> Problem to solve
Using the data below, gather each line that includes the word "chart".

> Source data
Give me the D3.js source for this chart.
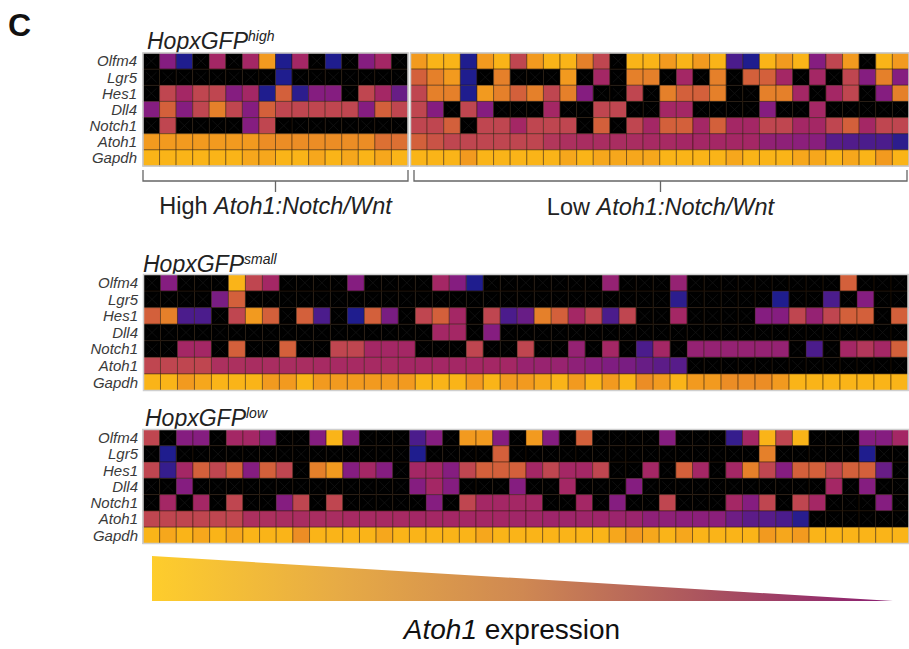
<!DOCTYPE html>
<html>
<head>
<meta charset="utf-8">
<script src="https://cdn.jsdelivr.net/npm/d3@7"></script>
<style>
  body { margin: 0; background: #fff; }
  svg { display: block; font-family: "Liberation Sans", Arial, Helvetica, sans-serif; }
</style>
</head>
<body>
<div id="chart"></div>
<script>
// genes (rows), top to bottom
const genes = ["Olfm4", "Lgr5", "Hes1", "Dll4", "Notch1", "Atoh1", "Gapdh"];

// expression level per cell: 0 = not detected (black), 1 = lowest (blue) ... 9 = highest (yellow)
// HopxGFP high, "High Atoh1:Notch/Wnt" group (16 cells)
const highA = [
  [0,3,1,0,4,0,4,8,1,4,0,1,0,3,4,0],
  [0,0,0,0,0,0,0,0,1,0,0,0,0,0,0,0],
  [0,5,4,5,5,3,4,1,6,1.3,3,3,0,5,4,2.5],
  [3,6,3,5,7,5,3,6,5,5,5,5,5,3,6,5],
  [0,5,0,0,0,0,3,5,0,0,0,0,0,0,0,0],
  [8,8,8,8,8,8,8,7.5,7.5,7.5,7.5,7.5,7.5,7.5,6.5,6.5],
  [9,9,9,9,9,9,8.5,8.5,9,9,8.5,9,8.5,9,8.5,9]
];
// HopxGFP high, "Low Atoh1:Notch/Wnt" group (30 cells)
const highB = [
  [8,9,9,1,8,9,5,8,9,9,7,5,0,9,9,8,9,8,9,2,1,9,8,9,3,5,8,0,9,8],
  [6,7,8,1,0,7,0,0,0,8,0,4,0,7,7,0,4,0,7,0,6,6,4,0,4,0,5,3,7,3],
  [5,7,7,1,8,7,6,7,5,7,3,0,0,5,0,7,6,6,7,0,0,7,7,4,0,4,5,0,3,7],
  [5,3,0,5,3,0,0,0,4,0,0,5,5,0,0,4,4,0,0,0,0,3,0,0,4,0,0,0,0,0],
  [5,5,6,0,5,5,4,5,5,5,0,6,0,5,4,6,6,4,6,4,4,5,5,4,4,5,6,4,5,5],
  [6,5.5,5,5,5,5,5,5,4.5,4.3,4.2,4.2,4.2,4.2,4.1,4.1,4,4,4,4,4,3.4,3.3,3.2,3.1,2.2,2.1,2,2,1.3],
  [9,9,9,8,9,9,9,9,9,8.5,9,8.5,8.5,8.5,8.5,9,9,9,9,8.5,9,9,9,8.5,8.5,9,8.5,9,8,9]
];
// HopxGFP small (45 cells)
const small = [
  [0,3,0,0,0,9,5,4,0,0,0,0,3,0,0,0,0,4,3,1,0, 0,0,0,0,0,0,3.5,0,0,0,3.5,0,0,0,0,0,0,0,0,0,6,0,0,0],
  [0,0,0,0,2.8,6,0,0,0,0,0,0,0,0,0,0,0,0,0,0,0, 0,0,0,0,0,0,0,0,0,0,1.3,0,0,0,0,0,1,0,0,2,0,3,0,0],
  [6,7,2,2,0,5,8,6,0,6,2,0,1,6,2.8,0,5,6,4,0,5, 2,2.5,7,6,4,5,2,5,0,0,4,0,0,0,0,3,3,5,3.5,5,6,6,0,6],
  [0,0,0,0,0,0,0,0,0,0,0,0,0,0,0,0,0,4,4,0,3, 0,0,0,0,0,0,0,0,0,0,0,0,0,0,0,0,0,0,0,0,0,0,0,0],
  [0,0,4,4,0,6,0,0,6,0,0,5,5,4,4,4,0,0,0,5,0, 0,5,0,0,3.5,0,4,0,2,4,0,3.5,3.5,3.5,3.5,3.5,3.5,0,2,0,4,4.5,4,6],
  [5,5,5,5,4.3,4.3,4.2,4.2,4.2,4.2,4.1,4.1,4.1,4.1,4.1,4,4,4,4,4,4, 4,3.6,3.6,3.6,3.3,3.1,2.9,2.8,2.5,2.3,2.2,0,0,0,0,0,0,0,0,0,0,0,0,0],
  [9,9,8,8.5,9,9,9,8,8,9,8,8,8,8,8,8,9,9,9,8,9.5, 8,8,8.5,9,8,9,8,9,7.5,8,9,8,8,7.5,7.5,7.5,8,9,9,9,9,9,9,9]
];
// HopxGFP low (46 cells)
const low = [
  [5,0,3,3,0,4,4,3,0,0,3,9,3,0,0,0,2,3,0,8,8,3, 0,8,3,0,6,0,0,0,0,3,0,0,0,1.5,4,9,5,9,0,0,0,3,3,4],
  [0,1,0,0,0,0,0,0,0,0,0,0,0,0,0,0,1,0,0,0,0,6, 0,0,0,0,0,0,0,0,0,0,0,0,0,0,0,7,0,0,0,0,0,1,0,0],
  [5,1.5,4,6,5,6,3,6,5,0,7,8,3,4,3,0,4,4,3,5,6,6, 6,4,5,4,4,5,0,0,4,0,6,4,0,4,7,5,3,6,6,5,6,6,2.5,0],
  [0,0,3,0,0,0,0,0,0,0,0,0,0,0,0,0,3,4,3,0,0,0, 3,0,0,4,0,0,0,3,0,0,0,0,0,0,0,0,0,0,0,4,0,3,0,0],
  [0,4,0,4,0,5,0,0,3,5,0,5,0,0,0,0,0,3,0,5,4,4, 4,4,0,0,4,0,3,0,0,5,0,0,0,4,3,5,0,5,4,0,0,0,3,0],
  [5,5,5,5,5,5,4.3,4.3,4.2,4.2,4.2,4.2,4.1,4.1,4.1,4.1,4,4,4,4,4,4, 3.9,3.9,3.8,3.8,3.8,3.8,3.7,3.7,3.3,3.3,3.2,3.2,3.2,2.6,2.3,2.2,2,1.2,0,0,0,0,0,0],
  [9,8.5,9,8.5,9,8.5,9,9,9,7.5,9,9,9,9,8.5,9,9,9,9,9,8.5,9, 9,9,9,9,9,9,8.5,8,8.5,9,8.5,9,9,9,9,8,8.5,8,9,9,9,9,9,9]
];

const panelTitles = ["high", "small", "low"];
const groupNames = ["High", "Low"];

// colour ramp for levels 1..9
const levelColors = ["#1f1d8e", "#4b1c8c", "#851d80", "#a42765", "#bf4650", "#d3603b", "#e5802a", "#f29a1f", "#fab418"];
const color = d3.scaleLinear().domain(d3.range(1, 10)).range(levelColors).clamp(true);

const W = 909, H = 649;
const svg = d3.select("#chart").append("svg").attr("width", W).attr("height", H);

function drawBlock(rows, x0, x1, y0, y1) {
  const x = d3.scaleBand().domain(d3.range(rows[0].length)).range([x0, x1]);
  const y = d3.scaleBand().domain(genes).range([y0, y1]);
  const cells = rows.flatMap((r, i) => r.map((v, j) => ({gene: genes[i], col: j, v: v})));
  const g = svg.append("g");

  g.selectAll("rect.cell")
    .data(cells)
    .join("rect")
    .attr("class", "cell")
    .attr("x", d => x(d.col))
    .attr("y", d => y(d.gene))
    .attr("width", x.bandwidth())
    .attr("height", y.bandwidth())
    .attr("fill", d => d.v ? color(d.v) : "#000")
    .attr("stroke", "rgba(40,20,0,0.45)")
    .attr("stroke-width", 1);

  // faint crosses on the not-detected cells
  g.selectAll("path.nd")
    .data(cells.filter(d => !d.v))
    .join("path")
    .attr("class", "nd")
    .attr("d", d => {
      const a = x(d.col), b = y(d.gene), w = x.bandwidth(), h = y.bandwidth();
      return `M${a + 3},${b + 3}L${a + w - 3},${b + h - 3}M${a + w - 3},${b + 3}L${a + 3},${b + h - 3}`;
    })
    .attr("stroke", "#161616")
    .attr("stroke-width", 0.7)
    .attr("fill", "none");

  g.append("rect")
    .attr("x", x0).attr("y", y0)
    .attr("width", x1 - x0).attr("height", y1 - y0)
    .attr("fill", "none")
    .attr("stroke", "#cfcfcf")
    .attr("stroke-width", 1.5);
  return y;
}

function geneLabels(y, xr) {
  svg.append("g")
    .selectAll("text")
    .data(genes)
    .join("text")
    .attr("x", xr)
    .attr("y", d => y(d) + y.bandwidth() / 2)
    .attr("dy", "0.36em")
    .attr("text-anchor", "end")
    .attr("font-style", "italic")
    .attr("font-size", 15)
    .attr("fill", "#3a3a3a")
    .text(d => d);
}

function title(sup, x, y) {
  const t = svg.append("text")
    .attr("x", x).attr("y", y)
    .attr("font-style", "italic")
    .attr("font-size", 23)
    .attr("fill", "#222");
  t.append("tspan").text("HopxGFP");
  t.append("tspan").attr("font-size", 14).attr("dy", -8).text(sup);
}

function bracket(x0, x1, yTop, yLine, yTick, name, yText) {
  const xm = (x0 + x1) / 2;
  svg.append("path")
    .attr("d", `M${x0},${yTop}V${yLine}H${x1}V${yTop}M${xm},${yLine}V${yTick}`)
    .attr("fill", "none")
    .attr("stroke", "#666")
    .attr("stroke-width", 1.3);
  const t = svg.append("text")
    .attr("x", xm).attr("y", yText)
    .attr("text-anchor", "middle")
    .attr("font-size", 23.5)
    .attr("fill", "#222");
  t.append("tspan").text(name + " ");
  t.append("tspan").attr("font-style", "italic").text("Atoh1:Notch/Wnt");
}

// panel label
svg.append("text").attr("x", 8).attr("y", 36)
  .attr("font-size", 32).attr("font-weight", "bold").attr("fill", "#111").text("C");

// HopxGFP high
title(panelTitles[0], 147, 49);
const y1 = drawBlock(highA, 143, 408, 53, 166);
drawBlock(highB, 410.5, 909, 53, 166);
geneLabels(y1, 137);
bracket(143, 408, 170, 181, 192, groupNames[0], 214);
bracket(414, 907, 170, 181, 192, groupNames[1], 215);

// HopxGFP small
title(panelTitles[1], 143, 272);
const y2 = drawBlock(small, 143.5, 908, 274.5, 390.5);
geneLabels(y2, 138);

// HopxGFP low
title(panelTitles[2], 145, 426);
const y3 = drawBlock(low, 143, 909, 429.5, 543.5);
geneLabels(y3, 138);

// Atoh1 expression wedge
const wedgeX = d3.scaleLinear().domain([1, 0]).range([152, 893]);
const wedgeH = d3.scaleLinear().domain([0, 1]).range([601, 556]);
const grad = svg.append("defs").append("linearGradient")
  .attr("id", "wedge").attr("x1", "0%").attr("x2", "100%");
[["0%", "#fecd2c"], ["25%", "#e7ab45"], ["50%", "#cf8852"], ["75%", "#aa535f"], ["100%", "#8a1d72"]]
  .forEach(s => grad.append("stop").attr("offset", s[0]).attr("stop-color", s[1]));
svg.append("path")
  .attr("d", d3.line()([[wedgeX(1), wedgeH(1)], [wedgeX(0), wedgeH(0)], [wedgeX(1), wedgeH(0)]]) + "Z")
  .attr("fill", "url(#wedge)");

const xl = svg.append("text").attr("x", 512).attr("y", 639)
  .attr("text-anchor", "middle").attr("font-size", 28).attr("fill", "#111");
xl.append("tspan").attr("font-style", "italic").text("Atoh1");
xl.append("tspan").text(" expression");
</script>
</body>
</html>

> Output below
Give me the D3.js source for this chart.
<div id="chart"></div>
const svg = d3.select("#chart").append("svg").attr("width", W).attr("height", H);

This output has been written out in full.